■ **Work to complete**
Please retype the data in full and exactly; the pictures are not part of the copy.
── Data provided
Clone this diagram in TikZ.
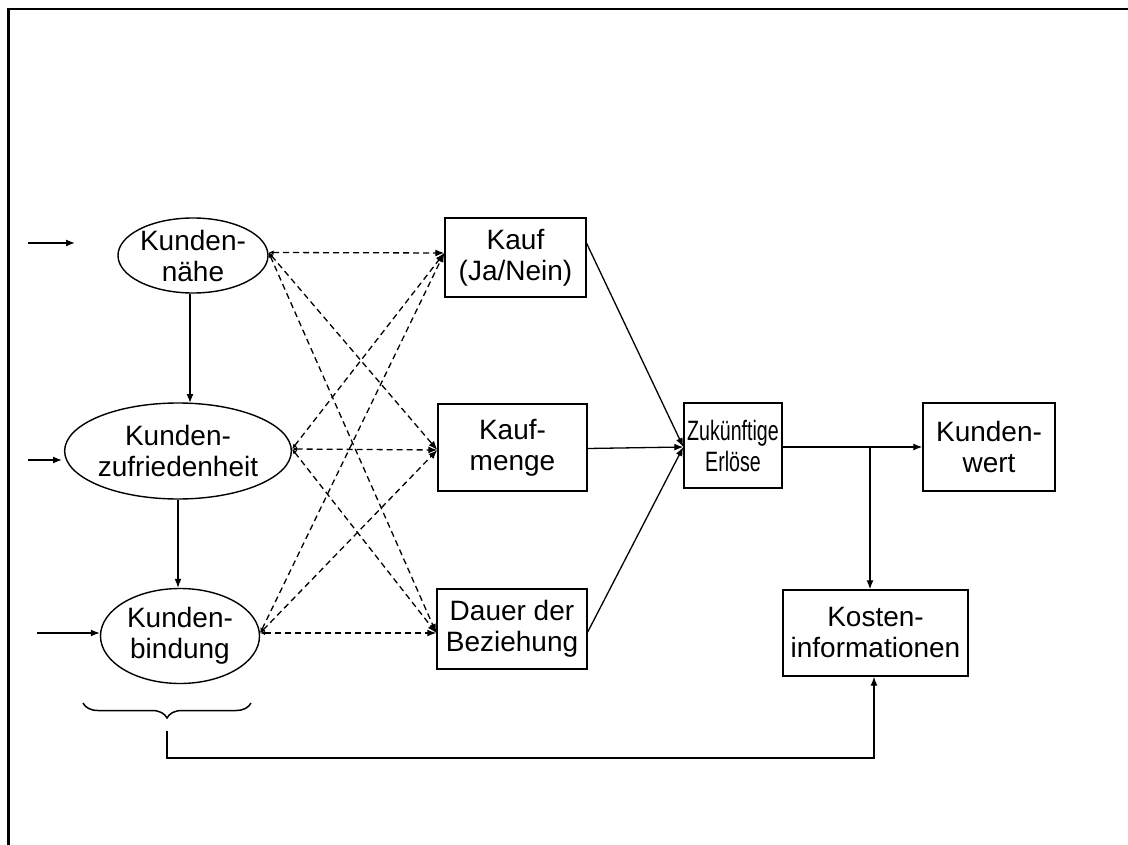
\documentclass[tikz,border=0pt]{standalone}
\usepackage{fontspec}
\setmainfont{Liberation Sans}
\usetikzlibrary{arrows.meta,shapes.geometric,decorations.pathreplacing}
\begin{document}
\begin{tikzpicture}[x=1pt,y=-1pt,
  every node/.style={font=\fontsize{28}{31}\selectfont, align=center, inner sep=0pt},
  oval/.style={draw, ellipse, line width=1.4pt},
  box/.style={draw, rectangle, line width=1.4pt},
  conn/.style={line width=1.3pt, -{Latex[length=9pt,width=7pt]}},
  dconn/.style={line width=1.3pt, dash pattern=on 6pt off 4pt,
    {Latex[length=5pt,width=4.5pt]}-{Latex[length=9pt,width=7pt]}}
]
\useasboundingbox (0,0) rectangle (1128,845);
% frame edges
\draw[line width=3pt] (8,845) -- (8,9);
\draw[line width=2.5pt] (6.5,9) -- (1128,9);

% drivers
\node[oval, minimum width=150pt, minimum height=75pt] (nah) at (193,255.5) {Kunden-\\nähe};
\node[oval, minimum width=197pt, minimum height=96pt] (zuf) at (178,451) {Kunden-\\zufriedenheit};
\node[oval, minimum width=159pt, minimum height=95pt] (bin) at (180,636) {Kunden-\\bindung};

% outcome boxes
\node[box, minimum width=141pt, minimum height=79pt] (kauf) at (515.5,257.5) {Kauf\\(Ja/Nein)};
\node[box, minimum width=149pt, minimum height=87pt] (menge) at (512.5,447.5) {Kauf-\\menge};
\node[box, minimum width=150pt, minimum height=80pt] (dauer) at (512,629) {Dauer der\\Beziehung};
\node[box, minimum width=98pt, minimum height=85pt] (erl) at (733,445.5) {\scalebox{0.7}[1]{Zukünftige}\\\scalebox{0.7}[1]{Erlöse}};
\node[box, minimum width=132pt, minimum height=88pt] (wert) at (989,447) {Kunden-\\wert};
\node[box, minimum width=185pt, minimum height=86pt] (kost) at (875.5,633) {Kosten-\\informationen};

% incoming arrows
\coordinate (in1) at (28,243);
\coordinate (in2) at (28,460);
\coordinate (in3) at (37,633);
\draw[conn] (in1) -- (75,243);
\draw[conn] (in2) -- (62,460);
\draw[conn] (in3) -- (bin.west |- in3);

% vertical chain
\draw[conn] (nah.south -| 190,0) -- (190,403);
\draw[conn] (zuf.south) -- (zuf.south |- bin.north);

% dashed influences
\foreach \s/\sy in {nah/3, zuf/2, bin/3}{
  \draw[dconn] ([yshift=\sy pt]\s.east) -- ([yshift=4.5pt]kauf.west);
  \draw[dconn] ([yshift=\sy pt]\s.east) -- ([yshift=-2.5pt]menge.west);
  \draw[dconn] ([yshift=\sy pt]\s.east) -- ([yshift=-4pt]dauer.west);
}

% revenue aggregation
\draw[conn] ([yshift=14pt]kauf.east) -- ([yshift=-1.5pt]erl.west);
\draw[conn] ([yshift=-1.5pt]menge.east |- 0,447) -- ([yshift=-1.5pt]erl.west);
\draw[conn] ([yshift=-3pt]dauer.east) -- ([yshift=-1.5pt]erl.west);

% customer value and costs
\coordinate (split) at (870,447);
\draw[conn] (erl.east |- split) -- (wert.west |- split);
\draw[conn] (split) -- (split |- kost.north);

% brace over the drivers and feedback to costs
\draw[line width=1.5pt, decorate, decoration={brace, mirror, amplitude=15pt, aspect=0.5}] (83,703) -- (251,703);
\coordinate (btip) at (167,731);
\coordinate (bend) at (874,758);
\draw[conn] (btip) -- (167,758) -- (bend) -- (bend |- kost.south);
\end{tikzpicture}
\end{document}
────
■ **Answer to this exercise**
Clone this diagram in TikZ.
\documentclass[tikz,border=0pt]{standalone}
\usepackage{fontspec}
\setmainfont{Liberation Sans}
\usetikzlibrary{arrows.meta,shapes.geometric,decorations.pathreplacing}
\begin{document}
\begin{tikzpicture}[x=1pt,y=-1pt,
  every node/.style={font=\fontsize{28}{31}\selectfont, align=center, inner sep=0pt},
  oval/.style={draw, ellipse, line width=1.4pt},
  box/.style={draw, rectangle, line width=1.4pt},
  conn/.style={line width=1.3pt, -{Latex[length=9pt,width=7pt]}},
  dconn/.style={line width=1.3pt, dash pattern=on 6pt off 4pt,
    {Latex[length=5pt,width=4.5pt]}-{Latex[length=9pt,width=7pt]}}
]
\useasboundingbox (0,0) rectangle (1128,845);
% frame edges
\draw[line width=3pt] (8,845) -- (8,9);
\draw[line width=2.5pt] (6.5,9) -- (1128,9);

% drivers
\node[oval, minimum width=150pt, minimum height=75pt] (nah) at (193,255.5) {Kunden-\\nähe};
\node[oval, minimum width=197pt, minimum height=96pt] (zuf) at (178,451) {Kunden-\\zufriedenheit};
\node[oval, minimum width=159pt, minimum height=95pt] (bin) at (180,636) {Kunden-\\bindung};

% outcome boxes
\node[box, minimum width=141pt, minimum height=79pt] (kauf) at (515.5,257.5) {Kauf\\(Ja/Nein)};
\node[box, minimum width=149pt, minimum height=87pt] (menge) at (512.5,447.5) {Kauf-\\menge};
\node[box, minimum width=150pt, minimum height=80pt] (dauer) at (512,629) {Dauer der\\Beziehung};
\node[box, minimum width=98pt, minimum height=85pt] (erl) at (733,445.5) {\scalebox{0.7}[1]{Zukünftige}\\\scalebox{0.7}[1]{Erlöse}};
\node[box, minimum width=132pt, minimum height=88pt] (wert) at (989,447) {Kunden-\\wert};
\node[box, minimum width=185pt, minimum height=86pt] (kost) at (875.5,633) {Kosten-\\informationen};

% incoming arrows
\coordinate (in1) at (28,243);
\coordinate (in2) at (28,460);
\coordinate (in3) at (37,633);
\draw[conn] (in1) -- (75,243);
\draw[conn] (in2) -- (62,460);
\draw[conn] (in3) -- (bin.west |- in3);

% vertical chain
\draw[conn] (nah.south -| 190,0) -- (190,403);
\draw[conn] (zuf.south) -- (zuf.south |- bin.north);

% dashed influences
\foreach \s/\sy in {nah/3, zuf/2, bin/3}{
  \draw[dconn] ([yshift=\sy pt]\s.east) -- ([yshift=4.5pt]kauf.west);
  \draw[dconn] ([yshift=\sy pt]\s.east) -- ([yshift=-2.5pt]menge.west);
  \draw[dconn] ([yshift=\sy pt]\s.east) -- ([yshift=-4pt]dauer.west);
}

% revenue aggregation
\draw[conn] ([yshift=14pt]kauf.east) -- ([yshift=-1.5pt]erl.west);
\draw[conn] ([yshift=-1.5pt]menge.east |- 0,447) -- ([yshift=-1.5pt]erl.west);
\draw[conn] ([yshift=-3pt]dauer.east) -- ([yshift=-1.5pt]erl.west);

% customer value and costs
\coordinate (split) at (870,447);
\draw[conn] (erl.east |- split) -- (wert.west |- split);
\draw[conn] (split) -- (split |- kost.north);

% brace over the drivers and feedback to costs
\draw[line width=1.5pt, decorate, decoration={brace, mirror, amplitude=15pt, aspect=0.5}] (83,703) -- (251,703);
\coordinate (btip) at (167,731);
\coordinate (bend) at (874,758);
\draw[conn] (btip) -- (167,758) -- (bend) -- (bend |- kost.south);
\end{tikzpicture}
\end{document}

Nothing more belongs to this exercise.